Images should be left out, and everything else in the listing reproduced exactly.

___ DATA BLOCK ___

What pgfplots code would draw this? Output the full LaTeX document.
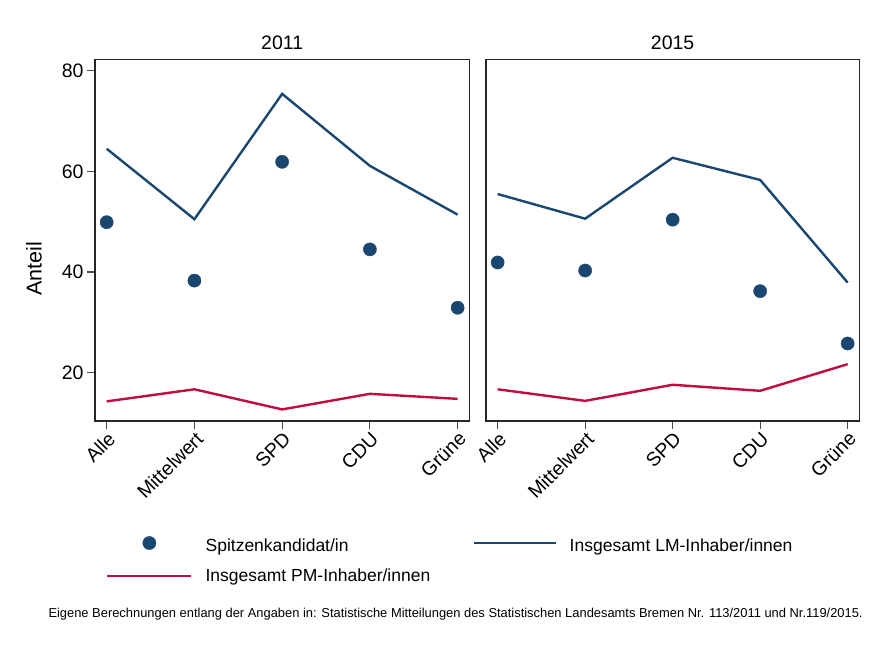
\documentclass[border=0pt]{standalone}
\usepackage{pgfplots}
\pgfplotsset{compat=1.18}
\usepackage{fontspec}
\setmainfont{Liberation Sans}
\definecolor{snavy}{RGB}{26,71,111}
\definecolor{scran}{RGB}{192,12,62}
\pgfplotsset{
  panel/.style={
    scale only axis,
    width=374.3pt, height=361.7pt,
    xmin=-0.133, xmax=4.133,
    ymin=10.4, ymax=82.27,
    xtick={0,1,2,3,4},
    xticklabels={Alle,Mittelwert,SPD,CDU,Grüne},
    ytick={20,40,60,80},
    tick align=outside,
    major tick length=8pt,
    xtick pos=bottom, ytick pos=left,
    axis line style={black!85, line width=1.2pt},
    every tick/.style={black!70, line width=1.1pt},
    tick label style={font=\fontsize{19.5}{22}\selectfont},
    x tick label style={rotate=45, anchor=north east, inner sep=1pt},
    /pgf/number format/assume math mode=true,
    title style={font=\fontsize{19.5}{22}\selectfont, at={(0.5,1)}, anchor=base, yshift=4pt},
    clip=false,
  },
  lm/.style={snavy, line width=2.4pt, mark=none},
  pm/.style={scran, line width=2.4pt, mark=none},
  sk/.style={only marks, mark=*, mark size=6.6pt, mark options={fill=snavy, draw=snavy}},
}
\begin{document}
\begin{tikzpicture}
\useasboundingbox (0,0) rectangle (891pt,648pt);
\begin{axis}[panel, at={(95pt,227pt)}, anchor=south west, title={2011},
  ylabel={Anteil},
  ylabel style={font=\fontsize{21.5}{24}\selectfont, at={(axis description cs:-0.163,0.42)}, anchor=center},
  legend columns=2,
  legend cell align=left,
  legend style={at={(axis description cs:0,0)}, anchor=north west, xshift=11pt, yshift=-115pt,
    draw=none, fill=none, inner sep=0pt, font=\fontsize{17.5}{20}\selectfont,
    nodes={inner sep=0pt, text height=12.5pt, text depth=4pt},
    row sep=13.7pt,
    /tikz/every odd column/.append style={column sep=13pt},
    /tikz/every even column/.append style={column sep=42pt}},
]
\addplot[sk, legend image code/.code={\fill[snavy] (42pt,4pt) circle (6.6pt);}] coordinates {(0,49.9) (1,38.3) (2,61.9) (3,44.5) (4,32.9)};
\addlegendentry{Spitzenkandidat/in}
\addplot[lm, legend image code/.code={\draw[snavy, line width=2.4pt] (0pt,4pt) -- (82pt,4pt);}] coordinates {(0,64.5) (1,50.5) (2,75.4) (3,61.1) (4,51.4)};
\addlegendentry{Insgesamt LM-Inhaber/innen}
\addplot[pm, legend image code/.code={\draw[scran, line width=2.4pt] (0pt,1pt) -- (84pt,1pt);}] coordinates {(0,14.3) (1,16.7) (2,12.7) (3,15.8) (4,14.8)};
\addlegendentry{Insgesamt PM-Inhaber/innen}
\end{axis}
\begin{axis}[panel, at={(486pt,227pt)}, anchor=south west, width=373.3pt, title={2015},
  ytick=\empty]
\addplot[sk] coordinates {(0,41.9) (1,40.3) (2,50.4) (3,36.2) (4,25.8)};
\addplot[lm] coordinates {(0,55.5) (1,50.6) (2,62.7) (3,58.3) (4,37.9)};
\addplot[pm] coordinates {(0,16.7) (1,14.4) (2,17.6) (3,16.4) (4,21.7)};
\end{axis}
\node[anchor=base west, inner sep=0pt, font=\fontsize{12.9}{15}\selectfont] at (48.3pt,30.7pt)
  {Eigene Berechnungen entlang der Angaben in: Statistische Mitteilungen des Statistischen Landesamts Bremen Nr. 113/2011 und Nr.119/2015.};
\end{tikzpicture}
\end{document}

___

**ANSWER TO THE TASK:**
What pgfplots code would draw this? Output the full LaTeX document.
\documentclass[border=0pt]{standalone}
\usepackage{pgfplots}
\pgfplotsset{compat=1.18}
\usepackage{fontspec}
\setmainfont{Liberation Sans}
\definecolor{snavy}{RGB}{26,71,111}
\definecolor{scran}{RGB}{192,12,62}
\pgfplotsset{
  panel/.style={
    scale only axis,
    width=374.3pt, height=361.7pt,
    xmin=-0.133, xmax=4.133,
    ymin=10.4, ymax=82.27,
    xtick={0,1,2,3,4},
    xticklabels={Alle,Mittelwert,SPD,CDU,Grüne},
    ytick={20,40,60,80},
    tick align=outside,
    major tick length=8pt,
    xtick pos=bottom, ytick pos=left,
    axis line style={black!85, line width=1.2pt},
    every tick/.style={black!70, line width=1.1pt},
    tick label style={font=\fontsize{19.5}{22}\selectfont},
    x tick label style={rotate=45, anchor=north east, inner sep=1pt},
    /pgf/number format/assume math mode=true,
    title style={font=\fontsize{19.5}{22}\selectfont, at={(0.5,1)}, anchor=base, yshift=4pt},
    clip=false,
  },
  lm/.style={snavy, line width=2.4pt, mark=none},
  pm/.style={scran, line width=2.4pt, mark=none},
  sk/.style={only marks, mark=*, mark size=6.6pt, mark options={fill=snavy, draw=snavy}},
}
\begin{document}
\begin{tikzpicture}
\useasboundingbox (0,0) rectangle (891pt,648pt);
\begin{axis}[panel, at={(95pt,227pt)}, anchor=south west, title={2011},
  ylabel={Anteil},
  ylabel style={font=\fontsize{21.5}{24}\selectfont, at={(axis description cs:-0.163,0.42)}, anchor=center},
  legend columns=2,
  legend cell align=left,
  legend style={at={(axis description cs:0,0)}, anchor=north west, xshift=11pt, yshift=-115pt,
    draw=none, fill=none, inner sep=0pt, font=\fontsize{17.5}{20}\selectfont,
    nodes={inner sep=0pt, text height=12.5pt, text depth=4pt},
    row sep=13.7pt,
    /tikz/every odd column/.append style={column sep=13pt},
    /tikz/every even column/.append style={column sep=42pt}},
]
\addplot[sk, legend image code/.code={\fill[snavy] (42pt,4pt) circle (6.6pt);}] coordinates {(0,49.9) (1,38.3) (2,61.9) (3,44.5) (4,32.9)};
\addlegendentry{Spitzenkandidat/in}
\addplot[lm, legend image code/.code={\draw[snavy, line width=2.4pt] (0pt,4pt) -- (82pt,4pt);}] coordinates {(0,64.5) (1,50.5) (2,75.4) (3,61.1) (4,51.4)};
\addlegendentry{Insgesamt LM-Inhaber/innen}
\addplot[pm, legend image code/.code={\draw[scran, line width=2.4pt] (0pt,1pt) -- (84pt,1pt);}] coordinates {(0,14.3) (1,16.7) (2,12.7) (3,15.8) (4,14.8)};
\addlegendentry{Insgesamt PM-Inhaber/innen}
\end{axis}
\begin{axis}[panel, at={(486pt,227pt)}, anchor=south west, width=373.3pt, title={2015},
  ytick=\empty]
\addplot[sk] coordinates {(0,41.9) (1,40.3) (2,50.4) (3,36.2) (4,25.8)};
\addplot[lm] coordinates {(0,55.5) (1,50.6) (2,62.7) (3,58.3) (4,37.9)};
\addplot[pm] coordinates {(0,16.7) (1,14.4) (2,17.6) (3,16.4) (4,21.7)};
\end{axis}
\node[anchor=base west, inner sep=0pt, font=\fontsize{12.9}{15}\selectfont] at (48.3pt,30.7pt)
  {Eigene Berechnungen entlang der Angaben in: Statistische Mitteilungen des Statistischen Landesamts Bremen Nr. 113/2011 und Nr.119/2015.};
\end{tikzpicture}
\end{document}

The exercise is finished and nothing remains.